● **GIVEN REQUEST**:
Where a line contains the string "TypeScript", copy that line.

● **TASK INPUTS**:
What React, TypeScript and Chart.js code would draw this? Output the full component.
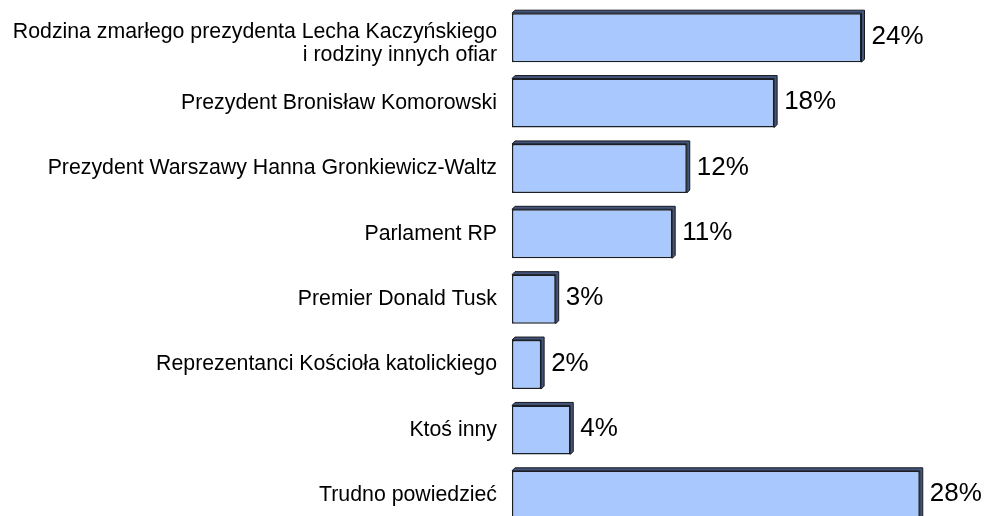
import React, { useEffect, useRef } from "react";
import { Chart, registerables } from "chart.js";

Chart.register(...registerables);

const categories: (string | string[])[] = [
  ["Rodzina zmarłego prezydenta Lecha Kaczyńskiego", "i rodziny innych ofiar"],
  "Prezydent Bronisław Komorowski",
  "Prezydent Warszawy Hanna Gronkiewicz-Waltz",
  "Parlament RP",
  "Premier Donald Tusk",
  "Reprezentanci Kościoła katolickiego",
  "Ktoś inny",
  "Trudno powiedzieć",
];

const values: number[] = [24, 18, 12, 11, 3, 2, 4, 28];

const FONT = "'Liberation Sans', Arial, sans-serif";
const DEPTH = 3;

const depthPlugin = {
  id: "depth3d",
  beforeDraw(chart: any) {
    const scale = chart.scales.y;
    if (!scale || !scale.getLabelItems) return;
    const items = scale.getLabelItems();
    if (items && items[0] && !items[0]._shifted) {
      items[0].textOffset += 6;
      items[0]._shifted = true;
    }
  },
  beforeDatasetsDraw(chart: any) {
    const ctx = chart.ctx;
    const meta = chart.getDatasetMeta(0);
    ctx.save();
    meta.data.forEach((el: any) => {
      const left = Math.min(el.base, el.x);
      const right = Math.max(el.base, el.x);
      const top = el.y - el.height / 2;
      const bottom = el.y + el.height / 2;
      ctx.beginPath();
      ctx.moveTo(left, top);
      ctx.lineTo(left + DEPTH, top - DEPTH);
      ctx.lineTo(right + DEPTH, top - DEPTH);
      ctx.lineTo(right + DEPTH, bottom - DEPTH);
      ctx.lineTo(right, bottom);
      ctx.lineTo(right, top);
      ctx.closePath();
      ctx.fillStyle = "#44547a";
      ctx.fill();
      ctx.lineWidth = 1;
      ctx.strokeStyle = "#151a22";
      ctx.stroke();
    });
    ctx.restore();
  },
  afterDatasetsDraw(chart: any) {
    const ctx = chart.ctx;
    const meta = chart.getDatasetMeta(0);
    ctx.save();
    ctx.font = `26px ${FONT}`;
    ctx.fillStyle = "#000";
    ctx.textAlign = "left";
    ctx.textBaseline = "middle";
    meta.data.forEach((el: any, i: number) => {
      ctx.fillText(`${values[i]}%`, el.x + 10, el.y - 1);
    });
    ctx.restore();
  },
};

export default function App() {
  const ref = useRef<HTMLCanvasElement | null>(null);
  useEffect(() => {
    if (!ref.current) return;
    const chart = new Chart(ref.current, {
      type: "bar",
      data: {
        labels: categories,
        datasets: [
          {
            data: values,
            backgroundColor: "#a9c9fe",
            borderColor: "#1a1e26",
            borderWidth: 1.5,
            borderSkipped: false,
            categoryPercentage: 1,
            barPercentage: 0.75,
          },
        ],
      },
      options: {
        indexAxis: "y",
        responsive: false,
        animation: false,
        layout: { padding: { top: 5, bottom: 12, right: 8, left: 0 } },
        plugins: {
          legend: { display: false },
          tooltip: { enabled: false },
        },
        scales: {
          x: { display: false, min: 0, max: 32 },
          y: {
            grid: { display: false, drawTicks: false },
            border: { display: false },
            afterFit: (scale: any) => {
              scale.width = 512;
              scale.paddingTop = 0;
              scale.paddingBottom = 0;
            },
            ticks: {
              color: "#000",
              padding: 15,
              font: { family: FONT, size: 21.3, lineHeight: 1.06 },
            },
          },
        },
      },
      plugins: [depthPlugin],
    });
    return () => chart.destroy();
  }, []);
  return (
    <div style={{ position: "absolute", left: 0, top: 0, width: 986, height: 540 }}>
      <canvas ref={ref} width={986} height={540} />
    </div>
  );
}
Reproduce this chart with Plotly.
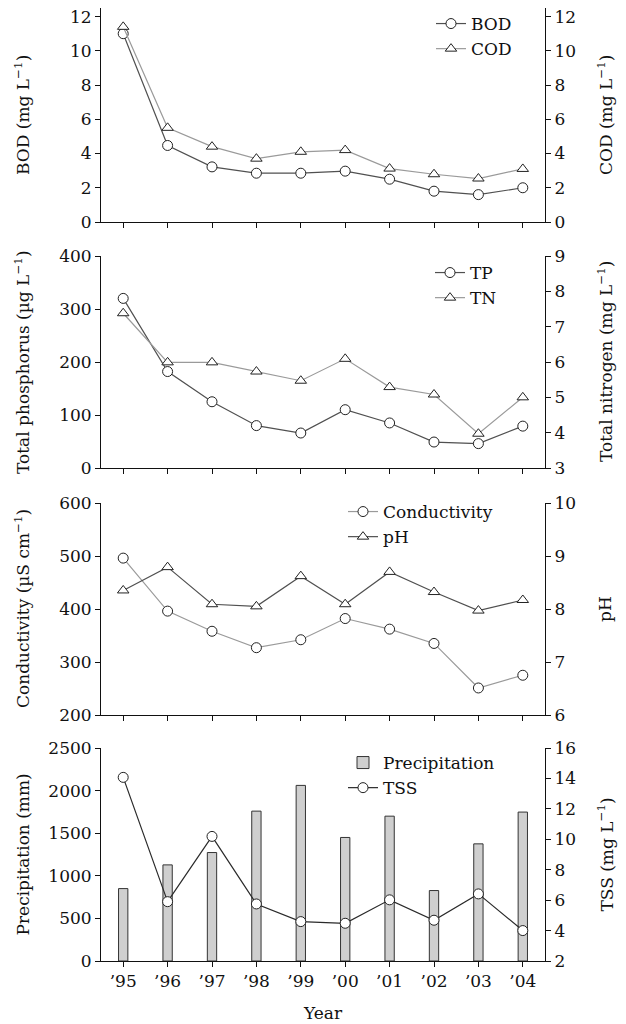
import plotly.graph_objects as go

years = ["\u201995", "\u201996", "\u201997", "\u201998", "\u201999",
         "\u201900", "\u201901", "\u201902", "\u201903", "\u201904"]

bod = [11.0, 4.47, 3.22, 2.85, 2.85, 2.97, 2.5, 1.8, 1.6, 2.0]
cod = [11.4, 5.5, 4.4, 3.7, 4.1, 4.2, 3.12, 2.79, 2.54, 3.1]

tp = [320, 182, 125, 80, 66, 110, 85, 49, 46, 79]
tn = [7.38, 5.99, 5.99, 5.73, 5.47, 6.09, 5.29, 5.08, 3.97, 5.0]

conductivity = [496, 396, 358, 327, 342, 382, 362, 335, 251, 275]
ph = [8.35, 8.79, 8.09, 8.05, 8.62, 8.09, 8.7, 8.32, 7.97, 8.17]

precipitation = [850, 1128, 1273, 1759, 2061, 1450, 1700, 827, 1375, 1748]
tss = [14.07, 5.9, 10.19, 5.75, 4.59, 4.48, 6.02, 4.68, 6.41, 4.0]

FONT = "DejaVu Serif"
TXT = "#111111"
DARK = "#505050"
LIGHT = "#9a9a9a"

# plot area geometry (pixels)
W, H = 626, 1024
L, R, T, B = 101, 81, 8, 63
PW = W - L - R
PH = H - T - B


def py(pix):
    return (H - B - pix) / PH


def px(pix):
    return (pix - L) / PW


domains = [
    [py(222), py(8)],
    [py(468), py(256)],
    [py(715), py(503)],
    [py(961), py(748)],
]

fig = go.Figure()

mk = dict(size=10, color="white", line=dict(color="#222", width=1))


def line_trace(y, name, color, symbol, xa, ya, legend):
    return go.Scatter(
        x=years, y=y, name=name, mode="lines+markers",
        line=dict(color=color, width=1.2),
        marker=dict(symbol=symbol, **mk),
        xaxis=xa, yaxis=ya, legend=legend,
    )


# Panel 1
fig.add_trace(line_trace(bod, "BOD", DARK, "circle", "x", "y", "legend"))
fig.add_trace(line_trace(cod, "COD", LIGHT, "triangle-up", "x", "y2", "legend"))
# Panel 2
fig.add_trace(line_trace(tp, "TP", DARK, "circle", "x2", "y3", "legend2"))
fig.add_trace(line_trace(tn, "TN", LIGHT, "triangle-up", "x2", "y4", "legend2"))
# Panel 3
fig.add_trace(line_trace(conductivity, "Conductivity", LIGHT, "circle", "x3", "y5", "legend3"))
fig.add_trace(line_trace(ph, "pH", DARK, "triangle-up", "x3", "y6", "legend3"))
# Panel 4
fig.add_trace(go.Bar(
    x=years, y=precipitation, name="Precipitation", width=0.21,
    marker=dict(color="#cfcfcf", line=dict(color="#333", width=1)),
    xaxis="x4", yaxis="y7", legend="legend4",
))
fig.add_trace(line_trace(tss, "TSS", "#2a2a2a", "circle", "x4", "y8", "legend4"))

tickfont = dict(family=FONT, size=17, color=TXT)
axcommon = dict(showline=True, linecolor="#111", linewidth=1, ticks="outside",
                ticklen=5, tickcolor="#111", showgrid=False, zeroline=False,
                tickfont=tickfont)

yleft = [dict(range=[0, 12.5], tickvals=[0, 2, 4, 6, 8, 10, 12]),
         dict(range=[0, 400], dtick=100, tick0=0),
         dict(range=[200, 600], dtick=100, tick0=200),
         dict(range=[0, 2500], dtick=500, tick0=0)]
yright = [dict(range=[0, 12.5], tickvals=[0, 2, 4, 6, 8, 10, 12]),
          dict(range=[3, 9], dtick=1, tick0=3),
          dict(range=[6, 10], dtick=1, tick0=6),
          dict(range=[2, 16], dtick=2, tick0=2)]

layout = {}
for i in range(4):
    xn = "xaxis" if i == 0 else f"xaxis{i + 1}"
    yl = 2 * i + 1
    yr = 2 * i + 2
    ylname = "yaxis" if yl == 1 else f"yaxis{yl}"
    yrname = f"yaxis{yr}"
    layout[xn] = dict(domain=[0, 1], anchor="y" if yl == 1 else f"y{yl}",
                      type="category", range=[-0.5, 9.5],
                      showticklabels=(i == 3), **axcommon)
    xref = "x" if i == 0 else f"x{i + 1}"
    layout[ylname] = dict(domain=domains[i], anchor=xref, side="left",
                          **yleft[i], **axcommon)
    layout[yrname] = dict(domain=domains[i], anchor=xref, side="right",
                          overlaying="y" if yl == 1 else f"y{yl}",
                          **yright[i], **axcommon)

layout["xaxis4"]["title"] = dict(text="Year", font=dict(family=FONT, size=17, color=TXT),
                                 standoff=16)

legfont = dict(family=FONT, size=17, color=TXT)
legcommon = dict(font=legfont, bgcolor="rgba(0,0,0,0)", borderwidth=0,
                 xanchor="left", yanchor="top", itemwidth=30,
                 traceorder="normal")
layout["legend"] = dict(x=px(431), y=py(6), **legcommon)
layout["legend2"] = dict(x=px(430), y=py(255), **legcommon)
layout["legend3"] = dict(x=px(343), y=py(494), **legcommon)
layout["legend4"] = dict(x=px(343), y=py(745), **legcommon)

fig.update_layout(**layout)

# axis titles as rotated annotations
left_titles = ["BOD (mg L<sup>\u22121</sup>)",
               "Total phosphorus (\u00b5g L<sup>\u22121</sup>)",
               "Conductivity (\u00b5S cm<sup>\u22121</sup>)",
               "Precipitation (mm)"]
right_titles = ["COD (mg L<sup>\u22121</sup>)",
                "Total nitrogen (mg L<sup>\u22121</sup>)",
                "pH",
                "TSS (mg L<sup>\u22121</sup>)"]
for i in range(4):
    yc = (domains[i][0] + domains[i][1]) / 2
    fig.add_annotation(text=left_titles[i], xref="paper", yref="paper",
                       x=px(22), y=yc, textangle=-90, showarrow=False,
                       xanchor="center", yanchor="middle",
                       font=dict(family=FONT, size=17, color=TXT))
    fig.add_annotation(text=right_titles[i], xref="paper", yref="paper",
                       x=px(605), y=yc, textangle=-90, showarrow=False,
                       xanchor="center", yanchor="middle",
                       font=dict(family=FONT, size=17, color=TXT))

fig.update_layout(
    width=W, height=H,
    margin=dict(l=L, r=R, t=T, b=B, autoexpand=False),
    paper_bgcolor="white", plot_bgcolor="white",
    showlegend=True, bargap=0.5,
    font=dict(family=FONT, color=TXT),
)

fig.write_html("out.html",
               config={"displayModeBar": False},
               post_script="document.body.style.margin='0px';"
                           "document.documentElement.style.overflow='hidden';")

---

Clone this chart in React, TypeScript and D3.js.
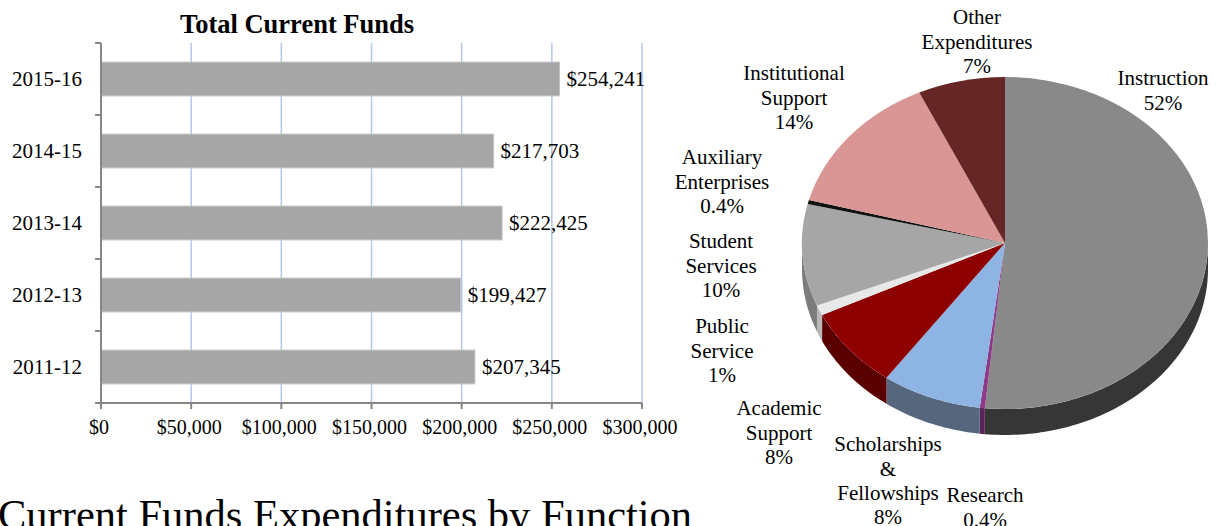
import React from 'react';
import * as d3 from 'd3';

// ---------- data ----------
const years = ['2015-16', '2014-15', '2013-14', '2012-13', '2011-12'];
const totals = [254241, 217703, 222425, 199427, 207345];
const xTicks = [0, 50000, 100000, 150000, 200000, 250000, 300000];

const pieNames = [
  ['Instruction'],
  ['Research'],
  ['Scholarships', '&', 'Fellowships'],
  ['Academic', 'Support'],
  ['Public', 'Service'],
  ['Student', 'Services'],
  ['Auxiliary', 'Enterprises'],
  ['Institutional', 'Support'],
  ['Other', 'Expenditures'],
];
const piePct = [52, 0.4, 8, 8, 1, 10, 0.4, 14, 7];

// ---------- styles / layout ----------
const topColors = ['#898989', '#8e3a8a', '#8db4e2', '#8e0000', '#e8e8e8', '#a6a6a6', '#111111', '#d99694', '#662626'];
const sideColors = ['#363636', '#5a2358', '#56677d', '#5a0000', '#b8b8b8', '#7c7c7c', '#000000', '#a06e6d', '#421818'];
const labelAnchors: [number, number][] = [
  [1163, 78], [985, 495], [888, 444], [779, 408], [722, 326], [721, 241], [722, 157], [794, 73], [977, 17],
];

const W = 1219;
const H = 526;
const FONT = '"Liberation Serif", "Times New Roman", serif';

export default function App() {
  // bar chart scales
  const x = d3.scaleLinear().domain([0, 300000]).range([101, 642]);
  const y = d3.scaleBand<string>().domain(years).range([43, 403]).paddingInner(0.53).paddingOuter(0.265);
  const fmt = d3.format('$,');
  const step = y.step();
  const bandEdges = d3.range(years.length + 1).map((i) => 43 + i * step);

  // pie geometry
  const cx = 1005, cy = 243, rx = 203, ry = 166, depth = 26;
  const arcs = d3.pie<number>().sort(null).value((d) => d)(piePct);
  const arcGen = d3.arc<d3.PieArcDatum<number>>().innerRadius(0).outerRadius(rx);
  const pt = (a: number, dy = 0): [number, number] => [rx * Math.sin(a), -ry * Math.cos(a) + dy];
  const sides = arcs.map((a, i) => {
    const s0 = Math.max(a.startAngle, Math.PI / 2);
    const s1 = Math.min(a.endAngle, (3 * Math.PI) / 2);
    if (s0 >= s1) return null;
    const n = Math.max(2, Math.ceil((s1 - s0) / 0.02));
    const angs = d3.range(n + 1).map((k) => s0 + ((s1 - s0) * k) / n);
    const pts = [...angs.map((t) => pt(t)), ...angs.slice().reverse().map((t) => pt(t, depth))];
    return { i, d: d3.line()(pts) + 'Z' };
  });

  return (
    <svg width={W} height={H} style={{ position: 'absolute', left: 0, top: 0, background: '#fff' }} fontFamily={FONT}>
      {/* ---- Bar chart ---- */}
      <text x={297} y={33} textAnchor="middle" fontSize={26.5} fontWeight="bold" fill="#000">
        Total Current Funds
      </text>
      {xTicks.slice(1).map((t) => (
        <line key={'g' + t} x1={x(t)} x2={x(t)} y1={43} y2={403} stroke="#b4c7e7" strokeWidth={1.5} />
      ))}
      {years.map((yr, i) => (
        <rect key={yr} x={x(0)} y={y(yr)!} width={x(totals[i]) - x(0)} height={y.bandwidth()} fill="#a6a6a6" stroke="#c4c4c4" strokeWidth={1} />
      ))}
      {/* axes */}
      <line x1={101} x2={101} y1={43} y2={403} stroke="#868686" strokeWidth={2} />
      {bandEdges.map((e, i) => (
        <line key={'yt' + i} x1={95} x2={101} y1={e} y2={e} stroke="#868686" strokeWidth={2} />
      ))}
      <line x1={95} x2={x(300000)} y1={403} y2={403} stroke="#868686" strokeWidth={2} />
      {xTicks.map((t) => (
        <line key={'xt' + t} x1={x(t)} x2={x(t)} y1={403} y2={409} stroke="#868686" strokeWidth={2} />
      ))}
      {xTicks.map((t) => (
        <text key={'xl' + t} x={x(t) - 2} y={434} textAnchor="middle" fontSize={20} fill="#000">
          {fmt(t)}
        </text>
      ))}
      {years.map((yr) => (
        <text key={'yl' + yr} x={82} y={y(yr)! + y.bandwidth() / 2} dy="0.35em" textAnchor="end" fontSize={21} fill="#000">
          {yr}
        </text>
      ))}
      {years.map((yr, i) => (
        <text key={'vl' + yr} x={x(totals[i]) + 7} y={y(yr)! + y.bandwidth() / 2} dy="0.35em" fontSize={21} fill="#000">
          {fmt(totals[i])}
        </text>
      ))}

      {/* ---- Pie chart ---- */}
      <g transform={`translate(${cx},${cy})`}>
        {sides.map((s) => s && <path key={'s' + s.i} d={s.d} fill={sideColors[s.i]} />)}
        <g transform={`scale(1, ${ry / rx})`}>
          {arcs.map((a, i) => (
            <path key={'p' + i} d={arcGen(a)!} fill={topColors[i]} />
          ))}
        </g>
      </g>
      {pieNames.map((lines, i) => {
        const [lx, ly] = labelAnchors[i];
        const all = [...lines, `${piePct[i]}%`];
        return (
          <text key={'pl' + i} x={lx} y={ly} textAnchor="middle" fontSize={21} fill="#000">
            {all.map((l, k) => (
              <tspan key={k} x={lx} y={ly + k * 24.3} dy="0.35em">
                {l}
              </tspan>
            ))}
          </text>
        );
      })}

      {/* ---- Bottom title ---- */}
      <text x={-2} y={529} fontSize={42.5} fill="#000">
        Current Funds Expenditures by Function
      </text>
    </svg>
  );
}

● **ANSWER TO THIS PROBLEM**:
What React, TypeScript and Chart.js code would draw this? Output the full component.
Clone this chart in React, TypeScript and D3.js.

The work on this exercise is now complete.